The secretary of state subsequently claimed "that ‘before resorting to force NATO went the extra mile to find a peaceful resolution,’ " observes Mandelbaum, but the peace settlement that ended the bombing "included important departures from Rambouillet that amount to concessions to the Serbs." Had these concessions been offered before the bombing began, he suggests, the bombing and "ethnic cleansing" might have been avoided.

The initial refusal by the KLA (which had been labeled a terrorist organization by U.S. officials) to sign the Rambouillet agreement "let the NATO alliance off the moral hook and should have been used as an opportunity to step back," argues Joseph S. Nye, Jr., dean of Harvard University’s Kennedy School of Government, writing in Foreign Affairs (July–Aug. 1999). "Instead, the United States ‘fixed the problem’ by pretending to believe the KLA’s promise to accept autonomy within Yugoslavia. The United States then threatened to bomb Serbia. Milosevic called the American bluff and initiated his planned ethnic cleansing of Kosovo."

Suddenly, Kosovo took on far more importance to the United States, Nye observes. Milosevic’s savage campaign could not be ignored, and Britain and other European allies now joined the United States in calling for NATO action. Failure to act would have meant a major crisis in the American alliance with Europe.

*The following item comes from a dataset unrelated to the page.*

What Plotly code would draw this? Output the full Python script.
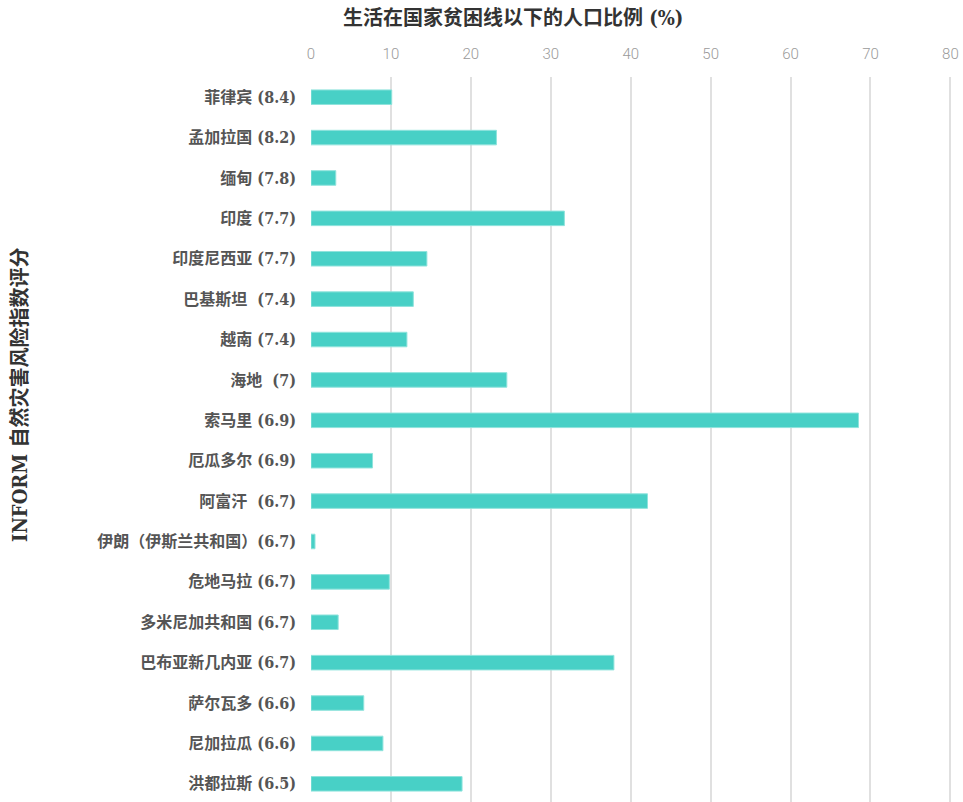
import plotly.graph_objects as go

# Countries with their INFORM natural-hazard risk score, top to bottom
countries = [
    "菲律宾 (8.4)", "孟加拉国 (8.2)", "缅甸 (7.8)", "印度 (7.7)", "印度尼西亚 (7.7)",
    "巴基斯坦  (7.4)", "越南 (7.4)", "海地  (7)", "索马里 (6.9)", "厄瓜多尔 (6.9)",
    "阿富汗  (6.7)", "伊朗（伊斯兰共和国）(6.7)", "危地马拉 (6.7)", "多米尼加共和国 (6.7)",
    "巴布亚新几内亚 (6.7)", "萨尔瓦多 (6.6)", "尼加拉瓜 (6.6)", "洪都拉斯 (6.5)",
]

# Share of population living below the national poverty line (%)
poverty_pct = [
    10.1, 23.2, 3.1, 31.7, 14.5,
    12.8, 12.0, 24.5, 68.5, 7.7,
    42.1, 0.5, 9.8, 3.4,
    37.9, 6.6, 9.0, 18.9,
]

x_ticks = [0, 10, 20, 30, 40, 50, 60, 70, 80]

W, H = 963, 802
M_L, M_R, M_T, M_B = 311, 11, 77, 0
plot_w = W - M_L - M_R
plot_h = H - M_T - M_B

serif_bold = "DejaVu Serif Condensed, DejaVu Serif, Noto Sans CJK SC, serif"

fig = go.Figure(
    go.Bar(
        x=poverty_pct,
        y=countries,
        orientation="h",
        marker=dict(color="#48d0c6", line=dict(color="#8fe3dc", width=1)),
        hoverinfo="x+y",
    )
)

fig.update_layout(
    width=W,
    height=H,
    margin=dict(l=M_L, r=M_R, t=M_T, b=M_B, pad=0),
    paper_bgcolor="white",
    plot_bgcolor="white",
    bargap=0.64,
    showlegend=False,
    xaxis=dict(
        side="top",
        range=[0, 80.2],
        tickvals=x_ticks,
        ticktext=[str(t) for t in x_ticks],
        showgrid=True,
        gridcolor="#e0e0e0",
        gridwidth=2,
        zeroline=False,
        showline=False,
        ticks="",
        ticklabelstandoff=14,
        tickfont=dict(family="Roboto, sans-serif", size=15, color="#9a9a9a", weight=300),
        fixedrange=True,
    ),
    yaxis=dict(
        # first row at the top; the last row sits close to the bottom edge
        range=[len(countries) - 0.55, -0.5],
        showgrid=False,
        zeroline=False,
        showline=False,
        ticks="",
        ticklabelstandoff=14,
        tickfont=dict(family=serif_bold, size=16, color="#555555", weight="bold"),
        fixedrange=True,
    ),
    annotations=[
        dict(
            text="<b>生活在国家贫困线以下的人口比例 (%)</b>",
            xref="paper", yref="paper",
            x=(513 - M_L) / plot_w, y=1 + (M_T - 18) / plot_h,
            xanchor="center", yanchor="middle",
            showarrow=False,
            font=dict(family=serif_bold, size=20, color="#333333"),
        ),
        dict(
            text="<b>INFORM 自然灾害风险指数评分</b>",
            xref="paper", yref="paper",
            x=(20 - M_L) / plot_w, y=(H - 395) / plot_h,
            xanchor="center", yanchor="middle",
            textangle=-90,
            showarrow=False,
            font=dict(family=serif_bold, size=20, color="#333333"),
        ),
    ],
)

fig.write_html("out.html")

Military analysts are only beginning to decipher the lessons of Kosovo. John Keegan, the noted defense editor of London’s Daily Telegraph (June 6, 1999) and author of The First World War (1999), declared that he and other military thinkers of the past half-century had been wrong to insist that a war cannot be won by airpower alone—though he allowed that the evidence as to precisely how airpower had succeeded in this case was not all in. Indeed, Tim Butcher and Patrick Bishop of the Weekly Telegraph (July 22, 1999) call that success into question, reporting that "a private, preliminary review by NATO experts" concluded that the alliance’s 78-day bombing campaign "had almost no military effect on the regime of President Milosevic, which gave in only after Russia withdrew its diplomatic backing.... [The] thousands of bombing sorties... failed to damage the Yugoslav field army tactically in Kosovo while the strategic bombing of targets such as bridges and factories was poorly planned and executed."

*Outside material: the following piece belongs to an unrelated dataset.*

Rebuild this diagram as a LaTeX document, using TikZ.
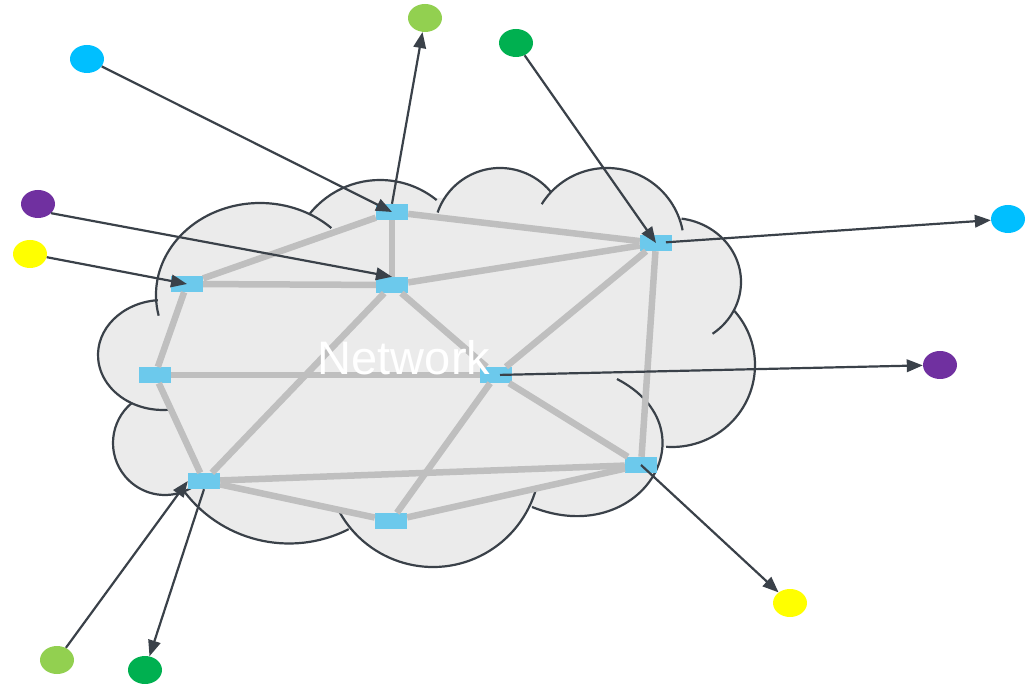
\documentclass[tikz,border=0pt]{standalone}
\usepackage{fontspec}
\setmainfont{Liberation Sans}
\usetikzlibrary{arrows.meta,shapes.geometric}
\definecolor{cloudfill}{HTML}{EBEBEB}
\definecolor{ink}{HTML}{3A4149}
\definecolor{linkgray}{HTML}{BFBFBF}
\definecolor{routerblue}{HTML}{6CC9EC}
\definecolor{cblue}{HTML}{00BFFF}
\definecolor{clime}{HTML}{92D050}
\definecolor{cgreen}{HTML}{00B050}
\definecolor{cpurple}{HTML}{7030A0}
\definecolor{cyellow}{HTML}{FFFF00}

\begin{document}
\begin{tikzpicture}[x=1pt,y=-1pt,
  router/.style={rectangle, fill=routerblue, minimum width=32pt, minimum height=16pt, inner sep=0pt},
  host/.style={ellipse, minimum width=34pt, minimum height=28pt, inner sep=0pt},
  link/.style={draw=linkgray, line width=6.5pt},
  flow/.style={draw=ink, line width=2.2pt, -{Triangle[length=16pt,width=12.5pt]}},
  rim/.style={draw=ink, line width=2.2pt},
]
\useasboundingbox (0,0) rectangle (1026,684);

% cloud body: a core polygon plus every lobe
\begin{scope}[fill=cloudfill]
  \fill (310,215) -- (438,198) -- (550,192) -- (681.7,218.3) -- (733.3,310)
        -- (666,447) -- (532,507) -- (348,530) -- (185,493) -- (131.7,402.7)
        -- (158,302) -- cycle;
  \fill (260,295) ellipse [x radius=105pt, y radius=92pt];
  \fill (380,270) circle [radius=90pt];
  \fill (500,234) circle [radius=66pt];
  \fill (607,245) circle [radius=77pt];
  \fill (672,282) ellipse [x radius=69pt, y radius=64pt];
  \fill (672,365) ellipse [x radius=83pt, y radius=82pt];
  \fill (617,379) .. controls (715,430) and (640,550) .. (532,507) -- cycle;
  \fill (433,460) circle [radius=107pt];
  \fill (289,412) circle [radius=131.5pt];
  \fill (165,443) circle [radius=52pt];
  \fill (163,355) ellipse [x radius=65pt, y radius=55pt];
\end{scope}

% cloud outline, one arc per lobe
\draw[rim] (260,295) ++(193:104pt and 92pt) arc[start angle=193, end angle=46.7, x radius=104pt, y radius=92pt];
\draw[rim] (380,270) ++(142:90pt) arc[start angle=142, end angle=51, radius=90pt];
\draw[rim] (500,234) ++(161:66pt) arc[start angle=161, end angle=40, radius=66pt];
\draw[rim] (607,245) ++(148:77pt) arc[start angle=148, end angle=11, radius=77pt];
\draw[rim] (672,282) ++(82:69pt and 64pt) arc[start angle=82, end angle=-54, x radius=69pt, y radius=64pt];
\draw[rim] (672,365) ++(42:83pt and 82pt) arc[start angle=42, end angle=-94, x radius=83pt, y radius=82pt];
\draw[rim] (617,379) .. controls (715,430) and (640,550) .. (532,507);
\draw[rim] (433,460) ++(209:107pt) arc[start angle=209, end angle=345, radius=107pt];
\draw[rim] (289,412) ++(215:131.5pt) arc[start angle=215, end angle=297, radius=131.5pt];
\draw[rim] (165,443) ++(129.6:52pt) arc[start angle=129.6, end angle=310, radius=52pt];
\draw[rim] (163,355) ++(94.6:65pt and 55pt) arc[start angle=94.6, end angle=276, x radius=65pt, y radius=55pt];

% routers
\node[router] (N1) at (392,212) {};
\node[router] (N2) at (187,284) {};
\node[router] (N3) at (392,285) {};
\node[router] (N4) at (656,243) {};
\node[router] (N5) at (155,375) {};
\node[router] (N6) at (496,375) {};
\node[router] (N7) at (204,481) {};
\node[router] (N8) at (391,521) {};
\node[router] (N9) at (641,465) {};

% links between routers
\draw[link] (N1) -- (N2);
\draw[link] (N1) -- (N3);
\draw[link] (N1) -- (N4);
\draw[link] (N2) -- (N3);
\draw[link] (N2) -- (N5);
\draw[link] (N3) -- (N4);
\draw[link] (N3) -- (N6);
\draw[link] (N3) -- (N7);
\draw[link] (N5) -- (N6);
\draw[link] (N5) -- (N7);
\draw[link] (N4) -- (N6);
\draw[link] (N4) -- (N9);
\draw[link] (N6) -- (N9);
\draw[link] (N6) -- (N8);
\draw[link] (N7) -- (N9);
\draw[link] (N7) -- (N8);
\draw[link] (N8) -- (N9);

% label
\node[text=white, font=\fontsize{47}{56}\selectfont, anchor=base, inner sep=0pt] (title) at (404,375) {Network};

% end hosts
\node[host, fill=cblue]   (c1)  at (87,59) {};
\node[host, fill=clime]   (c2)  at (425,18) {};
\node[host, fill=cgreen]  (c3)  at (516,43) {};
\node[host, fill=cpurple] (c4)  at (38,204) {};
\node[host, fill=cyellow] (c5)  at (30,254) {};
\node[host, fill=cblue]   (c6)  at (1008,219) {};
\node[host, fill=cpurple] (c7)  at (940,365) {};
\node[host, fill=cyellow] (c8)  at (790,603) {};
\node[host, fill=clime]   (c9)  at (57,660) {};
\node[host, fill=cgreen]  (c10) at (145,670) {};

% traffic flows
\draw[flow] (c1) -- (N1.center);
\draw[flow] (N1.north) -- (c2);
\draw[flow] (c3) -- (N4.center);
\draw[flow] (c4.-35) -- (N3.north);
\draw[flow] (c5) -- (N2.center);
\draw[flow, shorten <=10pt] (N4.center) -- (c6);
\draw[flow, shorten <=4pt] (N6.center) -- (c7);
\draw[flow] (N9.center) -- (c8);
\draw[flow] (c9) -- (N7.west);
\draw[flow] (N7.south) -- (c10);
\end{tikzpicture}
\end{document}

The war highlighted a number of interesting ideological positions. The "humanitarian" label seemed utterly spurious to some on the right, such as Thomas Fleming, editor of Chronicles (Aug. 1999), who quotes the Roman historian Tacitus: "They make a desert, and they call it peace." But the high purpose persuaded some on the left, such as New York University sociologist Todd Gitlin, to abandon their long-time antiwar stance and support—"in fear and trembling"—the NATO war. The Left’s "near-automatic No to military force, a staple of conviction, even ‘identity,’ for three decades, is finished," he writes in Mother Jones (Sept.–Oct. 1999).

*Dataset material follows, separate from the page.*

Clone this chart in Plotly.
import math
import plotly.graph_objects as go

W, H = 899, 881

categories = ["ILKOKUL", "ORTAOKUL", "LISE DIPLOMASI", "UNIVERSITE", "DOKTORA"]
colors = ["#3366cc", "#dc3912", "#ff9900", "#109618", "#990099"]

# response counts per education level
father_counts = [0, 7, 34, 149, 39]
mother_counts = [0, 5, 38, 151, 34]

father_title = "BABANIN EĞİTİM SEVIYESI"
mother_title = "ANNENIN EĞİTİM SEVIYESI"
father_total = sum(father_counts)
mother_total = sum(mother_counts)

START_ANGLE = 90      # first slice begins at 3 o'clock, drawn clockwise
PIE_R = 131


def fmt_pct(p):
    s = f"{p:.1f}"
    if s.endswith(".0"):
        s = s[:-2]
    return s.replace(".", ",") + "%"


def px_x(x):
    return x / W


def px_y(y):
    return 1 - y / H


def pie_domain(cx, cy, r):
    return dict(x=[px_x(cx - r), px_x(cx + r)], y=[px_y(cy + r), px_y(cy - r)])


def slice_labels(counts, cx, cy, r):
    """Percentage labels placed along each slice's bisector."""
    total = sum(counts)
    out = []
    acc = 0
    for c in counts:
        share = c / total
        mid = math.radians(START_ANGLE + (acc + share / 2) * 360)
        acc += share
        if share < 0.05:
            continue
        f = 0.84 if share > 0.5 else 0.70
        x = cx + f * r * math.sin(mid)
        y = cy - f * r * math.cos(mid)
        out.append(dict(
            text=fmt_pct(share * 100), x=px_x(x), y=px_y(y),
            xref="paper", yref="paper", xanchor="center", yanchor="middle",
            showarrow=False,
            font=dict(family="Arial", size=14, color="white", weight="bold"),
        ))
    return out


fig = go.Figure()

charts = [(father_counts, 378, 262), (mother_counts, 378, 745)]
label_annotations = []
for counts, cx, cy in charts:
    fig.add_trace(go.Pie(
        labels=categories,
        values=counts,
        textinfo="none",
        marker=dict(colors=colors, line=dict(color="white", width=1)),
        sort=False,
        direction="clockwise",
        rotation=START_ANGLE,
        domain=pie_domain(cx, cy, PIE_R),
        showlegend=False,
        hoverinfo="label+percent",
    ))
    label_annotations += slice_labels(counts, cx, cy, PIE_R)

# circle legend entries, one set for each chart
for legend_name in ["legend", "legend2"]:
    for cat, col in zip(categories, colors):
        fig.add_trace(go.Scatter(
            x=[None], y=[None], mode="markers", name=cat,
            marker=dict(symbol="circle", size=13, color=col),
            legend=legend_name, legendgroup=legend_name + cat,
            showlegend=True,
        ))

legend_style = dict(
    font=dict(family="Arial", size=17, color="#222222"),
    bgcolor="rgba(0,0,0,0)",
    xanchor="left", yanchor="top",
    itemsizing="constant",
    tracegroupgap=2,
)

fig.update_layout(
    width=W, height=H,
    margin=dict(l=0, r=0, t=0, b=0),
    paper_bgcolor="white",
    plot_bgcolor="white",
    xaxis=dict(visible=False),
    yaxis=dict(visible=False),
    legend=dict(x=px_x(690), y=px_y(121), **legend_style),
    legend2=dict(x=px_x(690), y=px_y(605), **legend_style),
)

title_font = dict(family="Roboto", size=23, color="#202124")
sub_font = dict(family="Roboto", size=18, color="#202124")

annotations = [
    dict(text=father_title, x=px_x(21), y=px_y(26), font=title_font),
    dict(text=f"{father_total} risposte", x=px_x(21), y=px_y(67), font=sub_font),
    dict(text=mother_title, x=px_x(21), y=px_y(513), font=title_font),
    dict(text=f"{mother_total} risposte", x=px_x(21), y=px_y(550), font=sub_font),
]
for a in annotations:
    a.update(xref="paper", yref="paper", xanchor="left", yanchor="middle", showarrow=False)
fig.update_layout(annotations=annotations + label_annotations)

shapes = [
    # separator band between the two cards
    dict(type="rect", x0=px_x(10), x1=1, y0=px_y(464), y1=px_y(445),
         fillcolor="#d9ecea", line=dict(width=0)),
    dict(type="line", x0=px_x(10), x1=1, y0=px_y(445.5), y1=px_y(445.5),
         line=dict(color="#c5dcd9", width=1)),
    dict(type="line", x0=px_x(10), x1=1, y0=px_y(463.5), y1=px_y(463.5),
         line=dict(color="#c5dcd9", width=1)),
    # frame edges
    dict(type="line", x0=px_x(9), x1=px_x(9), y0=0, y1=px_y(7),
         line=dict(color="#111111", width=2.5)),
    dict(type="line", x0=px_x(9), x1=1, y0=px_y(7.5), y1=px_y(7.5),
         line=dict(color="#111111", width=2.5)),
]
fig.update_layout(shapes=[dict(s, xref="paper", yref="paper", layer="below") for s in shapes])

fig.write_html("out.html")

Waged in the name of "principles and values," the war over Kosovo is a landmark in international affairs, declares Czech Republic president Václav Havel in an address delivered while the bombing was in progress, published in the New York Review of Books (June 10, 1999). "This is an important precedent for the future. It has been clearly said that it is simply not permissible to murder people, to drive them from their homes, to torture them, and to confiscate their property." That indeed was the idea, but Kosovo shows how unsatisfactory the reality of humanitarian war is, columnist Charles Krauthammer maintains in the National Interest (Fall 1999). Because Americans will not long tolerate casualties where no important national interest is at stake, humanitarian warfare must be virtually bloodless (at least for Americans)—which not only jeopardizes victory but exposes the people being "helped" to still greater risks. And even, as in Kosovo, when humanitarian war ends in "victory," Krauthammer says, the rewards are dubious: "The endless occupation of a murderous neighborhood in pursuit of utopian objectives of the most peripheral strategic interest to the United States." In light of the Kosovo experience, he concludes, it is unlikely that "any rational Western leader" will want to repeat it.